Now I get it
Ian made a little speech to us at the close of the class. To the few of us who had stuck at it to the end, that is. One word summarizes his remarks, really: commitment. Above all else (even, perhaps, above talent), commitment is what actors must have.
This impressed itself on me.
Not that I have considered my past "am-dram" doings -my enthusiastic exits and my ebullient entrances - as dabbling. I have given them everything I've got. What is the point, otherwise? It might even be argued that amateurs are all commitment. After all, they have no expectation of income from what they do. They do it out of strong love.
But I now remember an experience I had at Cambridge. I had joined the university's prestigious dramatic club (the ADC). I was really keen - until I realized that if I didn't spend every waking moment in utter devotion to the club, I wasn't going to go very far.
These other undergraduates seemed to live at the ADC, apparently ingrained in its woodwork. They were people, perhaps like dancers or cellists, who knew from their perambulators that they were destined and designed for theatrical careers.
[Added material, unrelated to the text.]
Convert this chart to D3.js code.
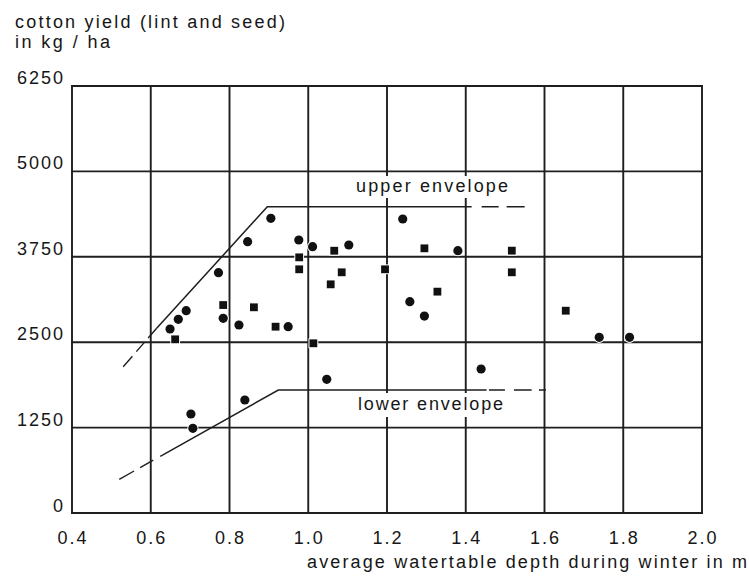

They had never wavered. Looking back, I can see that their absolute commitment was the grounding of success, even if one (in the end) was to become a notable novelist rather than an actress. Another did, however, achieve an unrivaled respect and status as a theater director. His name is Trevor Nunn.
But I had doubts. Qualms. I had, after all, something called a degree to work for. And I couldn't quite see how I could give 100 percent of my time to that and another 100 percent to the ADC. The arithmetic baffled me.
And then I had a defining moment. New members were to take part in an evening of one-act plays. I found myself with a minuscule role as an old man in an episode from "A Midsummer Night's Dream" - a character of no importance, a kind of Shakespearean major-domo. I had this idea (what arrogance!) of being more of a Main Part kind of actor. Hadn't I risen in my earlier schoolboy career from bit parts to starring roles? I was missing the point, of course.
And so I took this old character with a pinch of salt. There was nothing to it, after all. But the (oh, yes, utterly dedicated chap directing our little episode, a man who has gone on to great things on British TV) found me rather annoying. He dressed me down. Lectured me. He knew I was only acting.
He wanted conviction, he wanted age, he wanted character. He wanted me to give myself to this part, give the old man a history and a reality. He didn't want a kind of jokey performance, self-conscious and imposed from the outside.
After that, I buckled down and gave it my best shot. But I knew then that I had a choice to make. I did little more at the ADC. I turned to a more modest, but still tremendously active, drama society in my college. Good and still very time-consuming, but not the incubator of great theatrical careers.
Today I feel I am making some amends. A few passing years have made it easier to play an oldish man. Claire, our director, and I agreed that the chaplain I am now playing in Tennessee Williams's "Not About Nightingales" should be round about 60. No problem. But, more than that, I am at last trying to really bury myself, mole-like, in this fictive man's persona, to do what the ADC director failed to get me to do those moons ago.
He probably didn't use the word "commitment," then. A little too preachy. But that's what he meant, I feel sure.